The corrected version shows substantially lower mean initial replacement rates for retired and disabled workers. For example, the corrected rate for retired workers born in the 1940s is 43 percent; the value CBO reported in December was 60 percent.”

Keith Hall is CBO’s Director.

Here is the updated information https://www.cbo.gov/publication/51232

Detroit Pension

Even after cutting the pensions of public workers, Detroit’s post-bankruptcy financial outlook is far from rosy. There’s an unexpectedly “large hole in the city’s pension fund.” Mayor Duggan calls it “a problem, not a crisis.”

He says that city retirees will get the benefits they’re owed, but says the city needs to set money aside to deal with the gap now. (you think?) “We want to get a start on the projected $490 million shortfall that we’re responsible for in the pension fund starting in 2024,” he said.

Duggan blamed the shortfall on former emergency manager Kevyn Orr and the financial consultants who crunched the numbers during Detroit’s bankruptcy.

Duggan said the city is now looking for “new consultants” to help them fix the problem.

www.michiganradio.org

Women Fare Worse in Retirement

A new analysis finds that women are far more likely than men to face financial hardship in retirement. A report released today by the National Institute on Retirement Security (NIRS) finds that across all age groups, women have substantially less income in retirement than men.

For women age 65 and older, the data indicate that their typical income is 25 percent lower than men. As men and women age, men’s income advantage widens to 44 percent by age 80 and older. Consequently, women were 80 percent more likely than men to be indigent at age 65 and older. Women age 75 to 79 were three times more likely to fall below the poverty level as compared to their male counterparts.
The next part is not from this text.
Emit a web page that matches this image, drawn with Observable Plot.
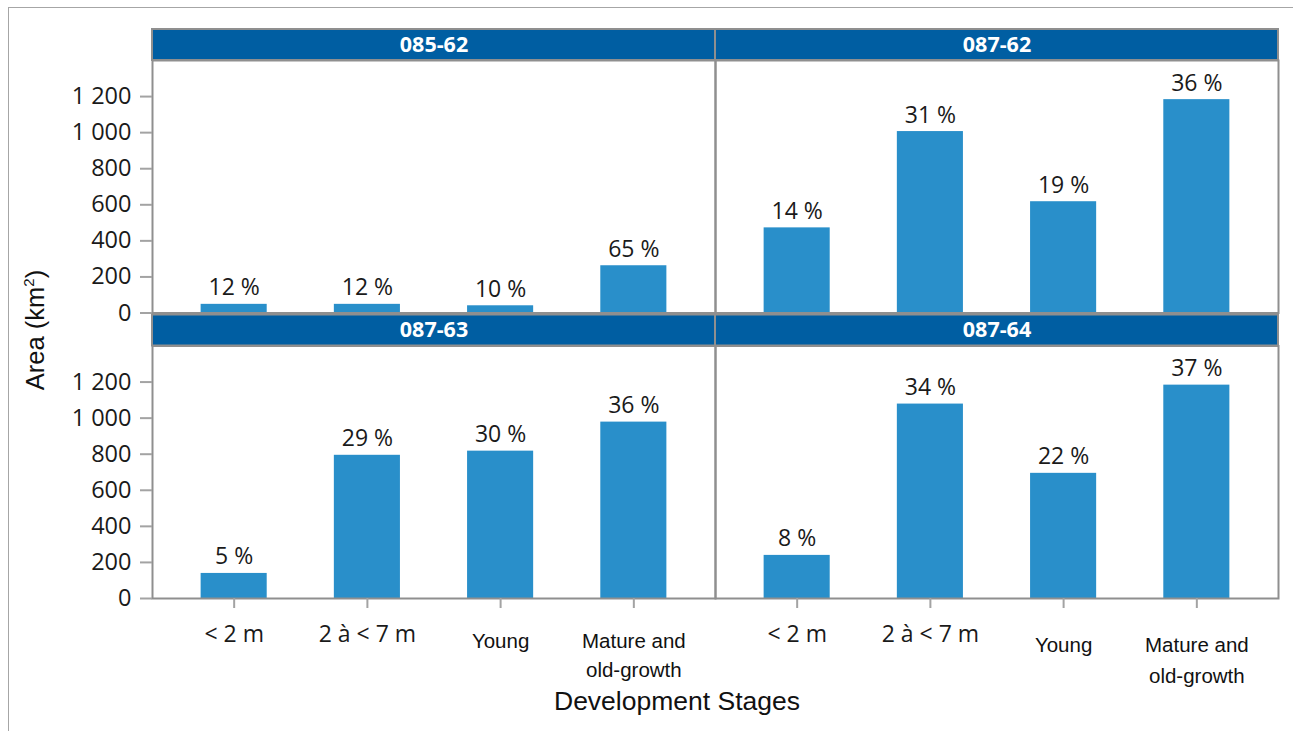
<!DOCTYPE html>
<html>
<head>
<meta charset="utf-8">
<script src="https://cdn.jsdelivr.net/npm/d3@7"></script>
<script src="https://cdn.jsdelivr.net/npm/@observablehq/plot@0.6"></script>
<style>
  html, body { margin: 0; padding: 0; background: #fff; }
  #wrap { position: relative; width: 1293px; height: 731px; overflow: hidden; }
  #border { position: absolute; left: 8px; top: 7px; right: 0; bottom: 0;
            border-top: 1.5px solid #a6a6a6; border-left: 1.5px solid #a6a6a6; pointer-events: none; }
  #chart { position: absolute; left: 0; top: 0; }
  .ttl { position: absolute; font-family: "Liberation Sans", Arial, sans-serif; color: #111; white-space: nowrap; }
  #ytitle { left: 35px; top: 330px; font-size: 25.5px; transform: translate(-50%, -50%) rotate(-90deg); }
  #ytitle sup { font-size: 15px; vertical-align: 0; position: relative; top: -10px; }
  #xtitle { left: 677px; top: 701px; font-size: 26.5px; transform: translate(-50%, -50%); }
</style>
</head>
<body>
<div id="wrap">
  <div id="chart"></div>
  <div id="border"></div>
  <div class="ttl" id="ytitle">Area (km<sup>2</sup>)</div>
  <div class="ttl" id="xtitle">Development Stages</div>
</div>
<script>
// ---- data ----
const panels = ["085-62", "087-62", "087-63", "087-64"];
const panelCol = ["left", "right", "left", "right"];
const panelRow = ["top", "top", "bottom", "bottom"];
const stages = ["< 2 m", "2 à < 7 m", "Young", "Mature and old-growth"];
const stageLabels = ["< 2 m", "2 à < 7 m", "Young", "Mature and\nold-growth"];
const area_085_62 = [48, 48, 40, 262];
const area_087_62 = [472, 1006, 617, 1183];
const area_087_63 = [139, 794, 817, 978];
const area_087_64 = [239, 1078, 694, 1183];
const pct_085_62 = [12, 12, 10, 65];
const pct_087_62 = [14, 31, 19, 36];
const pct_087_63 = [5, 29, 30, 36];
const pct_087_64 = [8, 34, 22, 37];
const yTicks = [0, 200, 400, 600, 800, 1000, 1200];
const yMax = 1400;

const areas = [area_085_62, area_087_62, area_087_63, area_087_64];
const pcts = [pct_085_62, pct_087_62, pct_087_63, pct_087_64];

const panelRows = panels.map((name, i) => ({name, col: panelCol[i], row: panelRow[i]}));
const data = [];
panels.forEach((name, i) => stages.forEach((s, j) => data.push({
  panel: name, col: panelCol[i], row: panelRow[i], stage: s, area: areas[i][j], pct: pcts[i][j]
})));

// x tick labels (bottom row only)
const xLabels = [];
["left", "right"].forEach(col => stages.forEach((s, j) => xLabels.push({col, row: "bottom", stage: s, label: stageLabels[j], j})));
const xlabOpen = xLabels.filter(d => d.j < 2);
const xlabArialL = xLabels.filter(d => d.j >= 2 && d.col === "left");
const xlabArialR = xLabels.filter(d => d.j >= 2 && d.col === "right");

// ---- layout ----
const W = 1293, H = 731;
const mTop = 60, mLeft = 152, mRight = 15, mBottom = 133;
const headerPx = 31, rowGap = 33;
const rowH = ((H - mTop - mBottom) - rowGap) / 2;
const hdrUnits = yMax * headerPx / rowH;

// thousands separated by a space: "1 200"
const fmt = d3.formatLocale({decimal: ".", thousands: " ", grouping: [3], currency: ["", ""]}).format(",");

const OPEN = "'Open Sans', 'Noto Sans', sans-serif";
const ARIAL = "'Liberation Sans', Arial, sans-serif";
const gray = "#8f8f8f";

const chart = Plot.plot({
  width: W, height: H,
  marginTop: mTop, marginLeft: mLeft, marginRight: mRight, marginBottom: mBottom,
  style: {fontFamily: OPEN, fontSize: "22px", color: "#1a1a1a", background: "transparent", overflow: "visible"},
  fx: {domain: ["left", "right"], paddingInner: 0, paddingOuter: 0, round: false, axis: null},
  fy: {domain: ["top", "bottom"], paddingInner: rowGap / (rowH + rowGap), paddingOuter: 0, round: false, axis: null},
  x: {domain: stages, paddingInner: 0.504, paddingOuter: 0.365, round: false, axis: null},
  y: {domain: [0, yMax], axis: null},
  marks: [
    Plot.barY(data, {x: "stage", y: "area", fx: "col", fy: "row", fill: "#298fca"}),
    Plot.frame({stroke: gray, strokeWidth: 2}),
    Plot.axisY({ticks: yTicks, tickFormat: fmt, tickSize: 12, tickPadding: 9, stroke: "#a3a3a3", strokeWidth: 2,
                fill: "#1a1a1a", fontSize: 23.5, label: null, facetAnchor: "left"}),
    Plot.axisX({tickSize: 10, tickFormat: () => "", stroke: "#a3a3a3", strokeWidth: 2, label: null, facetAnchor: "bottom"}),
    Plot.rect(panelRows, {fx: "col", fy: "row", y1: yMax, y2: yMax + hdrUnits, fill: "#005ea2", stroke: gray, strokeWidth: 2}),
    Plot.text(panelRows, {fx: "col", fy: "row", y: yMax + hdrUnits / 2, text: "name", fill: "white",
                          fontWeight: "bold", fontSize: 21.5, fontFamily: OPEN}),
    Plot.text(data, {x: "stage", y: "area", fx: "col", fy: "row", text: d => `${d.pct} %`,
                     lineAnchor: "bottom", dy: -9, fontSize: 23, fill: "#1a1a1a", fontFamily: OPEN}),
    Plot.text(xlabOpen, {x: "stage", fx: "col", fy: "row", text: "label", frameAnchor: "bottom",
                         lineAnchor: "top", dy: 27, fontSize: 23, fill: "#1a1a1a", fontFamily: OPEN}),
    Plot.text(xlabArialL, {x: "stage", fx: "col", fy: "row", text: "label", frameAnchor: "bottom",
                           lineAnchor: "top", dy: 29, lineHeight: 1.4, fontSize: 20.5, fill: "#111", fontFamily: ARIAL}),
    Plot.text(xlabArialR, {x: "stage", fx: "col", fy: "row", text: "label", frameAnchor: "bottom",
                           lineAnchor: "top", dy: 32, lineHeight: 1.5, fontSize: 20.5, fill: "#111", fontFamily: ARIAL})
  ]
});
document.getElementById("chart").appendChild(chart);
</script>
</body>
</html>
These findings are contained in a new report, Shortchanged in Retirement, The Continuing Challenges to Women’s Financial Future.

Social Security Under New Administration

Remember last month when I asked you to know how your candidate for President was going to “fix” Social Security? Well, below is a sample of their thoughts:

Sanders wants to “increase Social Security benefits by about $65 a month for most recipients.”

Clinton wants to “expand Social Security for those who need it most.”

Trumps response, ““We’re going to save Social Security, too, by the way. I mean you’ve been paying in for years, and now they want to start chopping away.”

According to AARP, Cruz and Kasich “would increase the retirement age for future beneficiaries.” Read the entire article at www.msn.com.

News From Our Neighbors

Wisconsin legislators “chose retirement security for firefighters, librarians, and other public employees by expanding access to public pensions.” Read all about it here: www.protectpensions.org

Corporate Defined Benefit Doing Well

Data analysis by Pensions & Investments (P&I), shows assets of the 100 largest corporate U.S. defined contribution plans rose 5.1% to $1.12 trillion in 2014 from the prior year. Corporate plans indicate they plan to contribute a total of $15.6 billion to their pension funds, according to recently released 10-K filings with the Securities and Exchange Commission.

P&I data also show that among the largest U.S. corporate DC plans, domestic equities assets rose 3.5% to $332.79 billion in 2014, or 29.6% of the total assets. www.pionline.com

Couldn’t Have Said it Better

“As with all workers, public employees should be able to count on every dollar in benefits that they’ve earned and not have to watch their futures go down the drain because of unsustainable pension systems. We have seen enough municipal bankruptcies to know that pubic employees and retirees suffer in that process.” by Chuck Reed, Dan Liljenquist | March 8, 2016 in Governing.

Quotable

“The problem with public pensions in Michigan is not how generous they are, but how politicians tend to kick the costs of funding them into the future.” James Hohman, www.mackinac.org

Can closing a defined benefit pension plan to new hires and replacing it with a defined contribution plan help improve the solvency and sustainability of a state’s retirement system finances?

This was the hypothesis taken on by researchers at the Reason Foundation:

“In order to understand whether closing the Michigan State Employees Retirement System (MSERS) defined benefit pension plan caused a growth in unfunded liabilities, or whether it helped to improve the sustainability of retirement benefits in the Wolverine State, we developed a model that allows us to test what would have happened if pension reform never passed.” - See more atwww.reason.org.

FYI

According to Investment Company Institute and Employee Benefit Research Institute, Americans have $23.5 trillion invested for retirement excluding Social Security as follows: Pensions: $7.8 trillion; IRAs: $7.3 trillion; 401(k)s: $6.5 trillion; Annuities: $1.9 trillion.